▶ REQUIREMENT
Of the lines listed below, return exactly those that run from the line containing "Output the Python" through the line containing "def Y(y): return 1 - y / H", both included.

====== DATA EXCERPTS ======

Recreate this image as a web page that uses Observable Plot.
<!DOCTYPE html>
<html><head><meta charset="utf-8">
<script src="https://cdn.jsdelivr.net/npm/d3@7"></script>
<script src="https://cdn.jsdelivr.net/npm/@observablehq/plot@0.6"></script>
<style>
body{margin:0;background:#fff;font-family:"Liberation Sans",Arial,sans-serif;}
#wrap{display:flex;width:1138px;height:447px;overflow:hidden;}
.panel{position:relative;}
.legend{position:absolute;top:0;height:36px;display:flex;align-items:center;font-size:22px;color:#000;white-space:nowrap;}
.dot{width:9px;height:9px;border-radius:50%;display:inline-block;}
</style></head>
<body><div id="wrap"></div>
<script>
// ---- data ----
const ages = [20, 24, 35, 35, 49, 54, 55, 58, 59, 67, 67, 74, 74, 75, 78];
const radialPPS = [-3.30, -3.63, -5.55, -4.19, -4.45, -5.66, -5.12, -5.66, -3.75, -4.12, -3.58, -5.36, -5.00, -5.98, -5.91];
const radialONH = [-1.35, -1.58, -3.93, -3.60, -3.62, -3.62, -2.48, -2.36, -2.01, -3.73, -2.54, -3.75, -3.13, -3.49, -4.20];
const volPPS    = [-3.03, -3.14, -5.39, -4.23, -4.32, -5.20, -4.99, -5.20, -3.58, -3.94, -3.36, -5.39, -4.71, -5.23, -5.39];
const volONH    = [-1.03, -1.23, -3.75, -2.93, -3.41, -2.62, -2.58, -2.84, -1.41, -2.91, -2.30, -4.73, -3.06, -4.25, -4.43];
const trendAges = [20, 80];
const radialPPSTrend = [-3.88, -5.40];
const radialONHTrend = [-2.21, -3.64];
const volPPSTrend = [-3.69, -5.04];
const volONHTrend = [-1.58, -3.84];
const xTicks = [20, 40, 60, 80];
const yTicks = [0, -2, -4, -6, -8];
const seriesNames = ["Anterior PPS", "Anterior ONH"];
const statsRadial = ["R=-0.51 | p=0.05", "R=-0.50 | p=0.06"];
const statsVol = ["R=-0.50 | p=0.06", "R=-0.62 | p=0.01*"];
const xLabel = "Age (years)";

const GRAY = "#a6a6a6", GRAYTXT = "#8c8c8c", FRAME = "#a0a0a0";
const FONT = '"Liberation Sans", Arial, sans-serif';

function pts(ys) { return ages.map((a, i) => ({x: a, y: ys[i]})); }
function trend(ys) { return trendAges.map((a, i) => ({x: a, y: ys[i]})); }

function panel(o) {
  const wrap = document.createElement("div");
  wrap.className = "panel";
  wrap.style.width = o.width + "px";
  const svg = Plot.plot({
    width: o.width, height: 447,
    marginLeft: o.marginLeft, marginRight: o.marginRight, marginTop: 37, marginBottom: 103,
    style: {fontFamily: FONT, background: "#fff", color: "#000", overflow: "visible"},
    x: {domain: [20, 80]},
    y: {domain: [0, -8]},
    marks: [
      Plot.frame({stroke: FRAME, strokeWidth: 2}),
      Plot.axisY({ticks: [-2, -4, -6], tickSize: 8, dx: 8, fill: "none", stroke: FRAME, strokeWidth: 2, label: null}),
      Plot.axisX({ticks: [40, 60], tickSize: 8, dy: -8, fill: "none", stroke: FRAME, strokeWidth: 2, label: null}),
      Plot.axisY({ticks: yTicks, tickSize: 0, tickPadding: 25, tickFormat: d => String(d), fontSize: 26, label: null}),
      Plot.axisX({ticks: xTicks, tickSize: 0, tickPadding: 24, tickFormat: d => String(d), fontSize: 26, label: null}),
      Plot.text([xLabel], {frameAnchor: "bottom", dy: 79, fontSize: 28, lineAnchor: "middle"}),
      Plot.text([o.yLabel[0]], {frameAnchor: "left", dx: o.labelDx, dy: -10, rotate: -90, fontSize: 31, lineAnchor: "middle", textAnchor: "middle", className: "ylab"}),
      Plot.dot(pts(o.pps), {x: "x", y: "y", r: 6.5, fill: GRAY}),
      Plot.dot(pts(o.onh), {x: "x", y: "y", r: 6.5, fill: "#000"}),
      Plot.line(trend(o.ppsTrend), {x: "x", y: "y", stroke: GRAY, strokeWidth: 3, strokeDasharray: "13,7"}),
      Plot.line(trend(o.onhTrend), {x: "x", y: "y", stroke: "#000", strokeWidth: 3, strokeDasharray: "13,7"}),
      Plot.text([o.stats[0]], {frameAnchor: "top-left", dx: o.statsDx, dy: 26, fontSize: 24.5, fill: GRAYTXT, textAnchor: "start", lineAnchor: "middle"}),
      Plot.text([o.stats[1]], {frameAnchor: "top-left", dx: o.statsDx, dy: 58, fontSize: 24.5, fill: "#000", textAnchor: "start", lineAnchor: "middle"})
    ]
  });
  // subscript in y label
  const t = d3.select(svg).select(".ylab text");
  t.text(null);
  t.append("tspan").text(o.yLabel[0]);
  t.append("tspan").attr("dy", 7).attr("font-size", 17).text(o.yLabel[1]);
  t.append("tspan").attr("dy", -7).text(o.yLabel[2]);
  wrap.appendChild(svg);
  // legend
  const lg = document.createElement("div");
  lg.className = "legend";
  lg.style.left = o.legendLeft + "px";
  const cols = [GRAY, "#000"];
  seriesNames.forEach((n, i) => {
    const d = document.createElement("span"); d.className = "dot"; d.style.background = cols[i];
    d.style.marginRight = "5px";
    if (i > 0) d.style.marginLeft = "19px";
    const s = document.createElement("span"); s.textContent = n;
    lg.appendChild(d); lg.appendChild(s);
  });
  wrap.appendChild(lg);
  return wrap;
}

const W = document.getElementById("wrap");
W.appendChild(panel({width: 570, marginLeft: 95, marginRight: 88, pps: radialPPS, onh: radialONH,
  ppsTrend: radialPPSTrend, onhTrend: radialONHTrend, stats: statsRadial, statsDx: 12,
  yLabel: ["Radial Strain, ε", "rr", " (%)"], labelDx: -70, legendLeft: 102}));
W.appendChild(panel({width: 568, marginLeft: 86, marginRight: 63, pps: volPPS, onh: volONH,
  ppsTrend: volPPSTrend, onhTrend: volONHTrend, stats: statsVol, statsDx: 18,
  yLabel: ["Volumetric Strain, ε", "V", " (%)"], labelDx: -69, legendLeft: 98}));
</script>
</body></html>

======
====== DATA EXCERPTS ======

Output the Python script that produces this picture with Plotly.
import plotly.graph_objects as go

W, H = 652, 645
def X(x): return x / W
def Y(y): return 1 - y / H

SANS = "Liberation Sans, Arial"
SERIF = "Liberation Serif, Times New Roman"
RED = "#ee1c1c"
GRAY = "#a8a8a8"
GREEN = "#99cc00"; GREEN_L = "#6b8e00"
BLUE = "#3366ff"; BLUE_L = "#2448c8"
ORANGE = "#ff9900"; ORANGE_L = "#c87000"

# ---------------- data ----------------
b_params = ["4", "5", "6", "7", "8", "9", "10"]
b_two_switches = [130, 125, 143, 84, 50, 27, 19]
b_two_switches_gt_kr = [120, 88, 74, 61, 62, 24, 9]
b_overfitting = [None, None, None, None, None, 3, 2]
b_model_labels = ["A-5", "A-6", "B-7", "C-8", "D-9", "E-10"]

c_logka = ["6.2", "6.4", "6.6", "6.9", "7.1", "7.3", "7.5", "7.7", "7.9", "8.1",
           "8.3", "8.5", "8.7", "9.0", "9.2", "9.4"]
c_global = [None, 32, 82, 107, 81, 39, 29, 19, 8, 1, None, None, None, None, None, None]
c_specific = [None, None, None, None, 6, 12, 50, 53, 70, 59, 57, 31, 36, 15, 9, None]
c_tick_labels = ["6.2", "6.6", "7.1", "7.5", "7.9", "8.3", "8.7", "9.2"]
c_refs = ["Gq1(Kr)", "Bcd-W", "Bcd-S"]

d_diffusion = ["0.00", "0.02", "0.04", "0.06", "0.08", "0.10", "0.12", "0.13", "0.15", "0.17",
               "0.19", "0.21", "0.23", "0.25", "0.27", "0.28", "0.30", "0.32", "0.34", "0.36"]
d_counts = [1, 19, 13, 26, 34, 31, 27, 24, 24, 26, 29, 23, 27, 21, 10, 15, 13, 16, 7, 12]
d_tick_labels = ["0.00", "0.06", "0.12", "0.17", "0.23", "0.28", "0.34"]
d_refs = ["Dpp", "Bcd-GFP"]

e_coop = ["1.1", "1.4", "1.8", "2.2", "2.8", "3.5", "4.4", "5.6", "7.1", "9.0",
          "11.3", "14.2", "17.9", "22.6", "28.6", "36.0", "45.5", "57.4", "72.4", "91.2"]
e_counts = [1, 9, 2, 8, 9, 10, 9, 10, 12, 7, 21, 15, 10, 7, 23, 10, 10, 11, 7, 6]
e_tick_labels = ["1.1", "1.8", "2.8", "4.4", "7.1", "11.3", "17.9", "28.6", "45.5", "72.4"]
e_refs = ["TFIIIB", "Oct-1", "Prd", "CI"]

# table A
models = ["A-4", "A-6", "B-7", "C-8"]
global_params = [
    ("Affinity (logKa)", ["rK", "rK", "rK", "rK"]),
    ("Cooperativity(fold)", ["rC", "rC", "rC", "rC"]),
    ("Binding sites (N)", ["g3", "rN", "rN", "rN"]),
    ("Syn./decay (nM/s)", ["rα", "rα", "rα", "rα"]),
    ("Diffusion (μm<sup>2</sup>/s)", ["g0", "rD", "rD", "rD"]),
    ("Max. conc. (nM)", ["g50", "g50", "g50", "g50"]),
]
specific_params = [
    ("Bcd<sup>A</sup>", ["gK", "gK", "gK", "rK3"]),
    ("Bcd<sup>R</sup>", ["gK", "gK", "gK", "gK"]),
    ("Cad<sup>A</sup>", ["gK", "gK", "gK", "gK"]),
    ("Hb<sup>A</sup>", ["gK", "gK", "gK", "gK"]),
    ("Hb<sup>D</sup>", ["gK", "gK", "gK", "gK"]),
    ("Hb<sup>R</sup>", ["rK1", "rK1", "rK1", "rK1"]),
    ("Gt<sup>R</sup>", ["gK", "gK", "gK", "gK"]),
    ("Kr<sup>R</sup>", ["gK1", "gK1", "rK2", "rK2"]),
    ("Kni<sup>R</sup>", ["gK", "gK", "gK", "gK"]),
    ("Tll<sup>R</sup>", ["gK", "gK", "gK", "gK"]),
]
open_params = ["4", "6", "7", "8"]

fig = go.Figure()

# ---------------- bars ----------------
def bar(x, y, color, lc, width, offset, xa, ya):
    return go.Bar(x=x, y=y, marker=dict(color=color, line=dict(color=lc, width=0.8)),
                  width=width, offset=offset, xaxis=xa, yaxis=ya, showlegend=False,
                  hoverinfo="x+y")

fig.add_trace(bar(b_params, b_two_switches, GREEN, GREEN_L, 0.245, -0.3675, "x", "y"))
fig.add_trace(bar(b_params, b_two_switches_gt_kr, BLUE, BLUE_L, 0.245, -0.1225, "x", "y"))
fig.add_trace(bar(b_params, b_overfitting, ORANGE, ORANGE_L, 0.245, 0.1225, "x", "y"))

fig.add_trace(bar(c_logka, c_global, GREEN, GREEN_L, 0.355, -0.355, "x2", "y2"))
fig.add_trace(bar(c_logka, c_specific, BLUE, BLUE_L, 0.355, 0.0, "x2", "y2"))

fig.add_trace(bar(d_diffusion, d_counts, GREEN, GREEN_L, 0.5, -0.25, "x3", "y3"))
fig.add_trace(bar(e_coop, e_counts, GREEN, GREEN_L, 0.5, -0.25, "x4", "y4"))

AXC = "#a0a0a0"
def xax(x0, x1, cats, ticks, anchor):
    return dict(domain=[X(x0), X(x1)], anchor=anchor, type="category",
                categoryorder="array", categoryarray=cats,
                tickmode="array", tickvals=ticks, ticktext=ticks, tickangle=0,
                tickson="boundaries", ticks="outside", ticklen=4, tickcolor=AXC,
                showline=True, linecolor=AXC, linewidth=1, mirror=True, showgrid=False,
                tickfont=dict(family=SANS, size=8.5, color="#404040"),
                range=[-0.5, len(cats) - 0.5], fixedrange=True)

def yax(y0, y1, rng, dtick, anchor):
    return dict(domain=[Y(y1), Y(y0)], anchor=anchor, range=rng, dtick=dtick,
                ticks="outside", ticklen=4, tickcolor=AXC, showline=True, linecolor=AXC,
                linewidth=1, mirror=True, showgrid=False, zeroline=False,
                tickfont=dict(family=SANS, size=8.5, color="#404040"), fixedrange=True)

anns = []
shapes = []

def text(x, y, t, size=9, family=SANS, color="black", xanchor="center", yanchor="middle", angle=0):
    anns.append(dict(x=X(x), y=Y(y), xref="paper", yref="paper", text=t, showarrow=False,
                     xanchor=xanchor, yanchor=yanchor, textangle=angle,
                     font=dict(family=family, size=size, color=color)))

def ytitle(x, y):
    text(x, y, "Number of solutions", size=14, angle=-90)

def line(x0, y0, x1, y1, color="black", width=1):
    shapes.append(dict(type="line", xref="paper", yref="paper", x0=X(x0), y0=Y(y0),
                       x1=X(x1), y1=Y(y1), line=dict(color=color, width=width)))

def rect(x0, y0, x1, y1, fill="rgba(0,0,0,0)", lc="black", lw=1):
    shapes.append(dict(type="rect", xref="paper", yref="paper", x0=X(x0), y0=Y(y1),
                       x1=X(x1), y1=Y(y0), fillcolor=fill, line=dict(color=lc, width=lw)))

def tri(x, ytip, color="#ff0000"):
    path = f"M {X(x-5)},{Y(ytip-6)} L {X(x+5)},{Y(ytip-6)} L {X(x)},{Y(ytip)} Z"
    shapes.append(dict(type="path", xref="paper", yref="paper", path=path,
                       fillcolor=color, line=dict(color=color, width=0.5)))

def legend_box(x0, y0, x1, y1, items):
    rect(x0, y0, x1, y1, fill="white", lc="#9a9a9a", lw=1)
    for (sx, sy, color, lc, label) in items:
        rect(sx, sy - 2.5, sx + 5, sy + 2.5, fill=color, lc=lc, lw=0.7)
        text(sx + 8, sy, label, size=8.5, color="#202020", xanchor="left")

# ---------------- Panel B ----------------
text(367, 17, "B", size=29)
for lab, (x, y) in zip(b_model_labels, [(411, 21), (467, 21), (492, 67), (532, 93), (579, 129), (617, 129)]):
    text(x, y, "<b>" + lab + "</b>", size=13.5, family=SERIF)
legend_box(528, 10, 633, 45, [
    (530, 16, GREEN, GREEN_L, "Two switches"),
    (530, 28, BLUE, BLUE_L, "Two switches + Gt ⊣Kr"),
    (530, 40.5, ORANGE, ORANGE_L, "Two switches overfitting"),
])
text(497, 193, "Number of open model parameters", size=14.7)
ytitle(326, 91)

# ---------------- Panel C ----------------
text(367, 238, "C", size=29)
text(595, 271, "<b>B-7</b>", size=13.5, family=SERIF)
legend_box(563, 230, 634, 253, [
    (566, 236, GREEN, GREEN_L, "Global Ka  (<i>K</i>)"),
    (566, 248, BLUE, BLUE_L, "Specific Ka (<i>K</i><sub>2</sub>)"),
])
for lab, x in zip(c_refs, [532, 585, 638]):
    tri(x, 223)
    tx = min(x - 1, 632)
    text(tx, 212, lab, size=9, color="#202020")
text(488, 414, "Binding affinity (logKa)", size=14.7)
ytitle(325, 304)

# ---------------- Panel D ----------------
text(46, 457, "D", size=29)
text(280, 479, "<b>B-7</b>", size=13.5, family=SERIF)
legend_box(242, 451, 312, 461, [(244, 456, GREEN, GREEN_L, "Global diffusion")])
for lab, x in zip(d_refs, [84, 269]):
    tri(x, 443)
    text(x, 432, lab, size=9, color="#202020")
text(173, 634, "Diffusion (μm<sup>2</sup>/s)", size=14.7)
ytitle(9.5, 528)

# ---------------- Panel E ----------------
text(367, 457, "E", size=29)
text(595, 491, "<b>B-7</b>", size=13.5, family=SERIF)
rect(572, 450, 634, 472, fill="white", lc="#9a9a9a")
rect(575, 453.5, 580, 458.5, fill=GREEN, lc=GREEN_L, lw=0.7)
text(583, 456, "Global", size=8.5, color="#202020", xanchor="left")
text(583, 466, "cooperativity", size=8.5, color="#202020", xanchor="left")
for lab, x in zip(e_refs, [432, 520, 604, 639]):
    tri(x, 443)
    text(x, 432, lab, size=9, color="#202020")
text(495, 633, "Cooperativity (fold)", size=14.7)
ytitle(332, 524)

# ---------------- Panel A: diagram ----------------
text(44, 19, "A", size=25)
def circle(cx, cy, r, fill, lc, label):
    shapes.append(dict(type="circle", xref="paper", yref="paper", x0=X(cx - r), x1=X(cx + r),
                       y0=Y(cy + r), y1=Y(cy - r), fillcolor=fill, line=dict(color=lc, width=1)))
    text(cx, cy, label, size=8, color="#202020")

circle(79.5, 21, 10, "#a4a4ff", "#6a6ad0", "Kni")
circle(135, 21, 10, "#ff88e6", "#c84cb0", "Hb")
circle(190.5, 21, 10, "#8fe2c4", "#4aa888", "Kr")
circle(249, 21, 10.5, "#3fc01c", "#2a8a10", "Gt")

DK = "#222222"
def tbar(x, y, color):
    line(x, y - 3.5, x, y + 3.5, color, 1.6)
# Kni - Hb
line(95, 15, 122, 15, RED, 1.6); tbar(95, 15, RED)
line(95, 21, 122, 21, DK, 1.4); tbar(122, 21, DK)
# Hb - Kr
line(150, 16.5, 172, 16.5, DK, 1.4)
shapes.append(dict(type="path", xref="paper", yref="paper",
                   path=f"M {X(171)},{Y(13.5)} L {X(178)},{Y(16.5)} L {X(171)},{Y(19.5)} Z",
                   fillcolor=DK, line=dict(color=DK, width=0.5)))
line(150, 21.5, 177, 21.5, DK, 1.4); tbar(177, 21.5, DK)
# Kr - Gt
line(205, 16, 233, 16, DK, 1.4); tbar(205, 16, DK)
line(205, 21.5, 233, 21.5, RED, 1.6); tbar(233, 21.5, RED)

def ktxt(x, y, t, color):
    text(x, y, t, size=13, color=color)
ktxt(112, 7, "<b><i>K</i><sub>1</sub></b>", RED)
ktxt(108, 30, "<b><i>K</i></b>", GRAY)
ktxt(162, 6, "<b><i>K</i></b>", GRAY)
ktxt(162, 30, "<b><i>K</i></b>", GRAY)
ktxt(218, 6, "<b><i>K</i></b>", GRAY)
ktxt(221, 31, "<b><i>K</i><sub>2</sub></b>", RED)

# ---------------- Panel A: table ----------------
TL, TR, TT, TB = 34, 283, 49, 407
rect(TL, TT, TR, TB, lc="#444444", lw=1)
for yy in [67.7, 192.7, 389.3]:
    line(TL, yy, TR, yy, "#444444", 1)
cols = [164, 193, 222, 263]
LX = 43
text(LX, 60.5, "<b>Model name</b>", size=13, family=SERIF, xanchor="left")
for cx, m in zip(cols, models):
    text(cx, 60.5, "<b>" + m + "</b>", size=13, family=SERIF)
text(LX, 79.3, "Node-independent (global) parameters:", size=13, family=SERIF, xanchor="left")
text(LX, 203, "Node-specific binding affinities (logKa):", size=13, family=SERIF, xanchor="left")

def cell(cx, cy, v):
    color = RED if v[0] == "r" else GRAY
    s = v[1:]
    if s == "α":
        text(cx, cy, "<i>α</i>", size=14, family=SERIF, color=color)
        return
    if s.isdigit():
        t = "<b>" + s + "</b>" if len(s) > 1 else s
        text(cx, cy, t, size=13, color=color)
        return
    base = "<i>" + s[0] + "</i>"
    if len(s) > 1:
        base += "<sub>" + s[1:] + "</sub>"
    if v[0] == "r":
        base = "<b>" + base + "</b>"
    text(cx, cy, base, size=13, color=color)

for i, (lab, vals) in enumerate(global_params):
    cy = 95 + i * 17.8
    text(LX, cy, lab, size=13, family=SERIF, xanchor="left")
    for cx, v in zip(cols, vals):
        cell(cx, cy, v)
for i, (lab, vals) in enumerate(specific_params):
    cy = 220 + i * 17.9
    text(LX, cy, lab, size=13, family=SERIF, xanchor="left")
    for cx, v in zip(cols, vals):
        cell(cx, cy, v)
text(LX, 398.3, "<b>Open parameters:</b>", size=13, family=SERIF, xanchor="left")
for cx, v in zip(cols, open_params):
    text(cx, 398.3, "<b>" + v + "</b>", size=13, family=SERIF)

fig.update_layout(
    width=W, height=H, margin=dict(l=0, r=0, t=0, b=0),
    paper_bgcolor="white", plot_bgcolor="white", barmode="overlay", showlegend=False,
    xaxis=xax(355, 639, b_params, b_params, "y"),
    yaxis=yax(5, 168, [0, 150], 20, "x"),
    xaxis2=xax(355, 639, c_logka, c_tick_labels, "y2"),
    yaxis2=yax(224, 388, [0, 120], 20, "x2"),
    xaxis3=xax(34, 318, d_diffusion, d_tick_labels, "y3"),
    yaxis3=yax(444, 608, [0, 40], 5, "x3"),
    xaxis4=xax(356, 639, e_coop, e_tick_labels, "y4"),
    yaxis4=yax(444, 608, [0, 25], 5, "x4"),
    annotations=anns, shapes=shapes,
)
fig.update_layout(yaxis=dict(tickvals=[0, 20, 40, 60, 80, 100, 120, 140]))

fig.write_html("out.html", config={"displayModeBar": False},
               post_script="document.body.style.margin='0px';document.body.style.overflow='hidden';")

======

▶ REPLY
Output the Python script that produces this picture with Plotly.
import plotly.graph_objects as go

W, H = 652, 645
def X(x): return x / W
def Y(y): return 1 - y / H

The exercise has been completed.